:: EXERCISE DIRECTIONS ::
Count the lines below that contain the word "this", and report only that number.

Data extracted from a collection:

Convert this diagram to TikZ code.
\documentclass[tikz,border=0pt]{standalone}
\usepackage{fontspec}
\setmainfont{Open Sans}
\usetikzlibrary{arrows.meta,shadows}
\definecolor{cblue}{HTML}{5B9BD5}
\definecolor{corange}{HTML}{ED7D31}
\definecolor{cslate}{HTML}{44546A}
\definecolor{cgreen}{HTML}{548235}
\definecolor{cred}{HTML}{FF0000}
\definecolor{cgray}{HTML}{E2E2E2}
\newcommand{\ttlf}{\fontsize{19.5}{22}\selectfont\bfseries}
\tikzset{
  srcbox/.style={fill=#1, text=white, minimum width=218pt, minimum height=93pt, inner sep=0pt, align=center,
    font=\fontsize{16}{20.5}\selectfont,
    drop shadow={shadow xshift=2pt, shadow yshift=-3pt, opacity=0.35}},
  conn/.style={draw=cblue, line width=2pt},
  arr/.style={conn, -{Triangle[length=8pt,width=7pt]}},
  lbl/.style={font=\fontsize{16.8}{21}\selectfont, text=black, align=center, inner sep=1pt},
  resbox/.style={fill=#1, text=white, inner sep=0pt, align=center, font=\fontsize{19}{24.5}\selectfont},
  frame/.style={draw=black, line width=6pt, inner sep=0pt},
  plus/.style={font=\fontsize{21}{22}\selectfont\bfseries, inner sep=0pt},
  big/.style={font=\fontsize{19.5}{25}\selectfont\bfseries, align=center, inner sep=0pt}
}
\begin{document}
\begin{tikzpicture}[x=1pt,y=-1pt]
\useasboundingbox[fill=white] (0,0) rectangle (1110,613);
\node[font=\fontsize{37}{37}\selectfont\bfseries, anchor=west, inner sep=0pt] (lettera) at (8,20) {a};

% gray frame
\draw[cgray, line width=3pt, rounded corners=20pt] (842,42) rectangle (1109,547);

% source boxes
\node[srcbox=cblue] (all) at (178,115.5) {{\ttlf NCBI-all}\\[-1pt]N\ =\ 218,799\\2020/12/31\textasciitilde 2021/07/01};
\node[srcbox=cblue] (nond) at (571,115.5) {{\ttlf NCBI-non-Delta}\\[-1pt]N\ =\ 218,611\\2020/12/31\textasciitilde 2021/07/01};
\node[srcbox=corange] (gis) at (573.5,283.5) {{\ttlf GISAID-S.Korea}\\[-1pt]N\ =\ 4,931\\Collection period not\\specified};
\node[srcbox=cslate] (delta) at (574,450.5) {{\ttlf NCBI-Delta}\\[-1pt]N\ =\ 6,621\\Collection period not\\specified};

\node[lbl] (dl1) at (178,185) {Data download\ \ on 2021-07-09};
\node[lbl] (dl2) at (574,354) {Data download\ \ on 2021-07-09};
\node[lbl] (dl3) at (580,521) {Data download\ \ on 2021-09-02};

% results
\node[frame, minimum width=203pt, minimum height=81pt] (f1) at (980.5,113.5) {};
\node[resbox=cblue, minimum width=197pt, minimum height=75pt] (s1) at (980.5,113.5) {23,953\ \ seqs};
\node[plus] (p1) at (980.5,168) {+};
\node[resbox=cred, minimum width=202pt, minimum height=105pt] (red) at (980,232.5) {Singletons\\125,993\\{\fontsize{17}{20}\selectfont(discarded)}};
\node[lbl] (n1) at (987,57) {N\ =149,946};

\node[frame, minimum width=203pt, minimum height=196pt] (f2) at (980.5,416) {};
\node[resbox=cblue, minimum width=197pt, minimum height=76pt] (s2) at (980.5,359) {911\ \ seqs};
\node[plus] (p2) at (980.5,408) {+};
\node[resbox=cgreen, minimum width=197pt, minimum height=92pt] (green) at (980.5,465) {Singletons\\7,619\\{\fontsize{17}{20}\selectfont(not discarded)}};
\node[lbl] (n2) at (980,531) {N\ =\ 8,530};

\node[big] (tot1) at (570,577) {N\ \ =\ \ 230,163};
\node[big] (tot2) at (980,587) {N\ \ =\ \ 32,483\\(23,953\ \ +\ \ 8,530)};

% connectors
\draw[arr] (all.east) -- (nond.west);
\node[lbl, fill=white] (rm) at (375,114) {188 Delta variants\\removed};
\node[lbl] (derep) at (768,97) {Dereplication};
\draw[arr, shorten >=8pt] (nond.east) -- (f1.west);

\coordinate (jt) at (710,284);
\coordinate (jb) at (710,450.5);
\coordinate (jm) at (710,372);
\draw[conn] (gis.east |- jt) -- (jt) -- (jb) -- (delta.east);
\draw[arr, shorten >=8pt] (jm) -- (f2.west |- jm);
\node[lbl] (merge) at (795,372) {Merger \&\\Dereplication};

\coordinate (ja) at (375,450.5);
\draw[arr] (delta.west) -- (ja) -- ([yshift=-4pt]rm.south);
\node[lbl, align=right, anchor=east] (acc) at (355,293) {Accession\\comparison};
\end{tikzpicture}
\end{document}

* * *

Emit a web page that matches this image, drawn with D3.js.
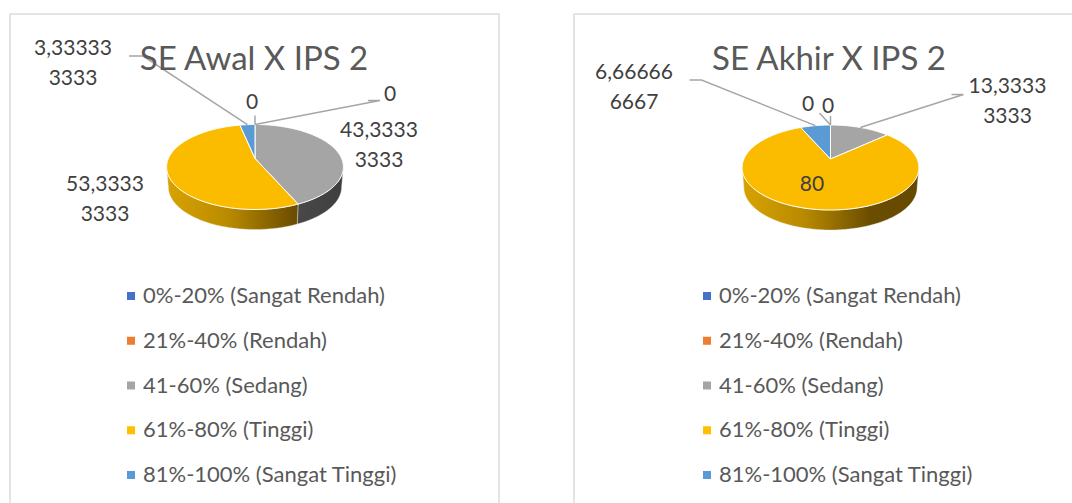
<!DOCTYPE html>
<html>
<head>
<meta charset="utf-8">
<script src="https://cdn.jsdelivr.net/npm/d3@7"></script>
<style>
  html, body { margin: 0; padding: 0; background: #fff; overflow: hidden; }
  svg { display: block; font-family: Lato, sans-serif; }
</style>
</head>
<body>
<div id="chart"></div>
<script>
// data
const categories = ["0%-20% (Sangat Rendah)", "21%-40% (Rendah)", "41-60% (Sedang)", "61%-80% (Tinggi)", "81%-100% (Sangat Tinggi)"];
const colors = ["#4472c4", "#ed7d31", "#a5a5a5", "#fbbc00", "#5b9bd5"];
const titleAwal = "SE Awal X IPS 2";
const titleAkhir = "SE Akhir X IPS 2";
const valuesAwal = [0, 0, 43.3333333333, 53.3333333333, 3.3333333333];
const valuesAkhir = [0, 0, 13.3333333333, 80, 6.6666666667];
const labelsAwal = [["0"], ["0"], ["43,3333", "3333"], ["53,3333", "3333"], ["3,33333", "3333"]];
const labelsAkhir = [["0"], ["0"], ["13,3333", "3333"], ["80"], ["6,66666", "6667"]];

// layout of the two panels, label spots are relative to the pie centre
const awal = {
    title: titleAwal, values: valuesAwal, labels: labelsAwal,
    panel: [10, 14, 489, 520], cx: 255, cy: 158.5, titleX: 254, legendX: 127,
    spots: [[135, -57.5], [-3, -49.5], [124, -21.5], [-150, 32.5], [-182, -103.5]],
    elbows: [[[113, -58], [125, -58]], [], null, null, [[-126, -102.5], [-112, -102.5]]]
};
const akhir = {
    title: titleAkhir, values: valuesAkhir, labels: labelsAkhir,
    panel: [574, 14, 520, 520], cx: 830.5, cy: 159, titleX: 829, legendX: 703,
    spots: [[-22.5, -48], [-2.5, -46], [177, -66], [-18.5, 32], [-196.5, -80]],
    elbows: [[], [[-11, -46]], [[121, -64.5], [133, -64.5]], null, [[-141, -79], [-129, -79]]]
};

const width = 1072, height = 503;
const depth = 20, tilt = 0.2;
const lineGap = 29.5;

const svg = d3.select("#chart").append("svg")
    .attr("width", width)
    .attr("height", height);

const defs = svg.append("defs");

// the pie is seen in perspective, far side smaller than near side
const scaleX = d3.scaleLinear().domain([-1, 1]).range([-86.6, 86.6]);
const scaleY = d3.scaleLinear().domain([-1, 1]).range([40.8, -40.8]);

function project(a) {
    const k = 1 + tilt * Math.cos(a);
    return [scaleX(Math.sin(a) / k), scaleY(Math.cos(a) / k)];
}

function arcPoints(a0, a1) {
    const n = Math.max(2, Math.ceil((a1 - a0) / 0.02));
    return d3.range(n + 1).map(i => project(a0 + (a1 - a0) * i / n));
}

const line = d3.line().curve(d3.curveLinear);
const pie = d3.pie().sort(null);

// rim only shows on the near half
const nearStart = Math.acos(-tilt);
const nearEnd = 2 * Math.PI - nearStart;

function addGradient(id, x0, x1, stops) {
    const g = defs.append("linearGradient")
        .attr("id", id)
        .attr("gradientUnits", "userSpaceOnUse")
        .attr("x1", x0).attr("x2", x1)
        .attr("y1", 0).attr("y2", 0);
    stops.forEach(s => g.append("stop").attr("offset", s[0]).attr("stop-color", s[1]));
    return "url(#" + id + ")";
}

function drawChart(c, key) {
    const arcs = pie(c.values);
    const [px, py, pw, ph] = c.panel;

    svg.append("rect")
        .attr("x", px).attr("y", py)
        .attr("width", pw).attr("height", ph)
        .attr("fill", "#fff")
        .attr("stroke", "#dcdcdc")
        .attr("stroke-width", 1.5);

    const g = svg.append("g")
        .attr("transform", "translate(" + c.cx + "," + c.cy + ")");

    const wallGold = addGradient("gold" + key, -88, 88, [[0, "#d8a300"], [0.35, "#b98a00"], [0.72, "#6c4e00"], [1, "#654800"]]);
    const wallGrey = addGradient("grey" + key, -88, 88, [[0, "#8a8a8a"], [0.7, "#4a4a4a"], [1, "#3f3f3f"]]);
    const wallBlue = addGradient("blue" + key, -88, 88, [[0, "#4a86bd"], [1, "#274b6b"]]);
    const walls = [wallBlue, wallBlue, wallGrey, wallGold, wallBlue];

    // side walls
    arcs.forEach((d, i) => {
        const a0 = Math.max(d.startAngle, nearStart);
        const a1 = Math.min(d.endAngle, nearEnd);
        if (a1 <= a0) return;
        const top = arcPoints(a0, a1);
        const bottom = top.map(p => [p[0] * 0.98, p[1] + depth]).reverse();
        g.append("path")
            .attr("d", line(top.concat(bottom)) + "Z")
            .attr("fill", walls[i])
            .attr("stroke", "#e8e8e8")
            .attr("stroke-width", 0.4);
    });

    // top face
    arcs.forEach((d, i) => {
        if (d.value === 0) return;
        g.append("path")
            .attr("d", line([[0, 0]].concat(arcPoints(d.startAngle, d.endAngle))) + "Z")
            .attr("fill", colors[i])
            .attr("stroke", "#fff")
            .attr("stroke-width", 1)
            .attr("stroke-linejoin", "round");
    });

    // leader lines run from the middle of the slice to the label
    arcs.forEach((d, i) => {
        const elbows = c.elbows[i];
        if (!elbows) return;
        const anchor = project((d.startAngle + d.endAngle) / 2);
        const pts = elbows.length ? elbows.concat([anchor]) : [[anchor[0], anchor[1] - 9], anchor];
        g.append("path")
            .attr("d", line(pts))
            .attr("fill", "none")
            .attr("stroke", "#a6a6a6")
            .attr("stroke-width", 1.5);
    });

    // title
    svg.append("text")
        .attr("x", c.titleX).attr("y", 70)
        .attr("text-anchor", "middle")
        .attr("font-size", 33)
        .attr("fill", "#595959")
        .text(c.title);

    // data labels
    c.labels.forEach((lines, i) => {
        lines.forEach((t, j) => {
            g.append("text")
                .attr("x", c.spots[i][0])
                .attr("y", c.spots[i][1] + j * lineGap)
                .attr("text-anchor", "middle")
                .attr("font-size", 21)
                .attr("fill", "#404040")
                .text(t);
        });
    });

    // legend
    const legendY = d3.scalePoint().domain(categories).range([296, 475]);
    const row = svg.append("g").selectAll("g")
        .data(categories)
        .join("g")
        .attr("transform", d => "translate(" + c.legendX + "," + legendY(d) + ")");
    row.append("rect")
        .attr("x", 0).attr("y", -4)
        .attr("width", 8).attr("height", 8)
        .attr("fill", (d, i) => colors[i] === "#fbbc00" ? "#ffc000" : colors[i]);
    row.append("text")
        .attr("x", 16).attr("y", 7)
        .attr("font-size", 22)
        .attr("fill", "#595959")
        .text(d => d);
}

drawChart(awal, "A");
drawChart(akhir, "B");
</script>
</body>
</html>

:: EXPECTED OUTPUT ::
2